Two breakfast favorites, scrambled together
Weekday breakfasts at my house almost always mean raisin bran.
Banana slices add extra vitamins. Chocolate milk generally marinates the flakes and fruit — it’s a bachelor household, so anything goes.
On the weekends, the menu changes. Without the morning rush, I have time to crack eggs, sauté sausage, bake bacon and toast bread.
Lately, I’ve figured out a way to simplify the situation and combine two morning favorites. I should probably find a way to patent the process, or at least give this dish a fancy name, along the lines of “Beef Wellington” or “Eggs Benedict.”

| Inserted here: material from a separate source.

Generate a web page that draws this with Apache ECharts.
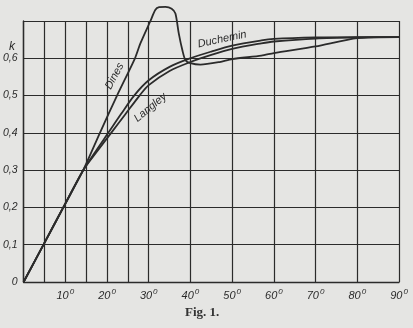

The idea is scrambled eggs and cooked, chopped bacon. Here’s what I do. First, I put a pound of bacon — thick slices — into a foil-lined deep pan and put the pan into the oven. Don’t use the broiler; I’ve found you’ve really got to watch bacon under the broiler, or it will burn. Baking the strips for about 30 minutes at 250 or 300 degrees takes away that worry, although I do sneak into the hot box a couple of times to check progress and drain off excess fat.
Once the bacon is crispy, out it comes. The slices are “dried” in multiple layers of paper towels, and cooled off a little. Some people are big on crumbling, but I don’t go that way. I cut the strips into half-inch chunks and set them aside. It’s even OK to cook the bacon the night before.
Eggs are up next. I open a dozen cackle fruit — as the Three Stooges used to describe eggs — and toss them into my “mixer,” a used food glass bottle or jar with a screw-on top. A couple of jiggers of milk join the eggs, to ensure a fluffier final product. It’s the same way I make milk shakes — seal the bottle tight and give the contents a vigorous two-minute shake. Saves a lot of time cleaning up afterward — I don’t have to wash and pack away a blender or food processor. There is no dish-washing machine in this bachelor household.
The liquefied eggs are poured into a preheated deep pan. The pieces of bacon follow, along with liberal shakes of powdered garlic, herbs, pepper or any spice I have around the house. You don’t have to use the whole pound of bacon; leftovers are nice to have.
With scrambled eggs, I constantly mix and move the eggs around with a spatula, to make sure nothing burns. The cooked bacon picks up a little more heat, and in about 10 minutes scrambled eggs and bacon are ready for the dining room table and the morning Gazette.
Yeah, there are calories involved, but like I said — breakfast is usually raisin bran. So I can splurge on Saturday and Sunday. I use the high-tech eggs, rich in Omega-3, grain-fed hens, all that jazz. And I never, ever use those fake “bacon bits” products that are not bacon. They barely qualify as food.
Scrambled eggs and bacon are best with toast and a couple of doses of ketchup. I can serve leftovers on a couple of pieces of toast Monday morning and run out the door — but only if I’m out of chocolate milk.